The news that the US Congress rejected the $700 billion bail-out plan devised by US Treasury Secretary Henry Paulson to prevent the financial crisis turning into an economic bogeyman has sent shockwaves into the financial sectors the world all-over.
The risk of having the bail-out package rejected is that the crisis, which is until now confined to the financial sector, will gradually coincide with the economic slowdown creating not just a financial crash but also an economic crash that will have wider and deeper consequences.
Europe is not immune to the financial crisis.
Already on Monday, the Benelux countries and France were required to shore up banking giant Fortis that was facing a run on deposits after severe losses eroded customer confidence. Fortis was partially nationalised.

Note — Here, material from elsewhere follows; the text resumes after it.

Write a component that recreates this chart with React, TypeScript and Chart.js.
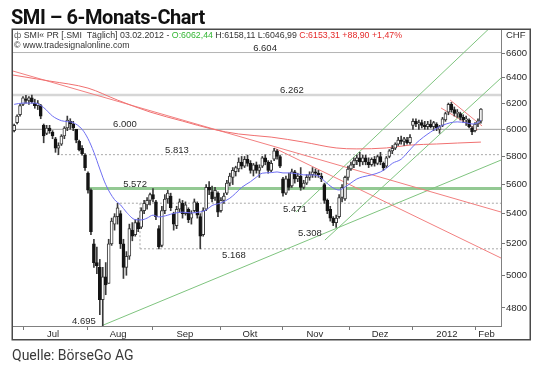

The shockwaves continued yesterday with the Belgian government announcing a €6.4 billion rescue package to help ailing bank Dexia.
In Iceland the third largest bank, Glitnir was also partially nationalised with government buying a 75 per cent stake for €600 million, to prevent the bank from going under.
Furthermore, the Irish government yesterday announced it would safeguard all deposits, bonds and debts in six major banks and building societies for two years. The decision came after Irish banks experienced an enormous drop in the value of their shares on Monday. The guarantee by the Irish taxpayer will cover €400 billion of liabilities.
The facts speak for themselves. The storm warning for Europe has been lit and Monday’s failure by the US Congress to pass the bail-out package can only hasten the speed at which the storm will hit the continent.
This leader does not believe Malta is immune to all this turmoil, whether directly or indirectly.
Unfortunately, Malta’s banks have remained silent. They have failed to put customers’ and shareholders’ minds at rest. Even if the banks have enough liquidity to act as a comfortable cushion they should speak publicly about the impact of the international crisis on the domestic front.
But if the banks have failed to communicate clearly and effectively a bigger failure rests with the regulatory authorities. Neither the Central Bank of Malta nor the Malta Financial Services Authority stepped in to allay fears.
Should shareholders worry about the behaviour of the banks they have invested in?
Can people who have invested in pension funds, bonds and other investment instruments rest assured that diligence and prudence characterise the behaviour of the banks?
Are depositors’ funds safe?
Lest we are accused of alarmist talk, these questions are those investors and customers are asking. They are the same questions people in the US and Europe are asking.
We believe that the regulators have an important role to play and they must communicate with the general public in clear terms.
Silence cannot be an option at a time when the storm warning has been lit for Europe.
It is not enough for the CBM and the MFSA to give government a breakdown of the situation. They are independent regulators and we expect them to act as the custodians of the public good.
They have a duty to go public with a thorough analysis of the domestic scenario and whether any contingency plans have been put in place.
On a more positive note, it was quite refreshing to see that in parliament, Tonio Fenech yesterday reported that an analysis by MFSA and CBM has been carried out to find that no bank in Malta will be directly impacted by the fall out of sub-prime loans. But once we have been informed about the existence of such reports, we expect to see them duly reported in the media.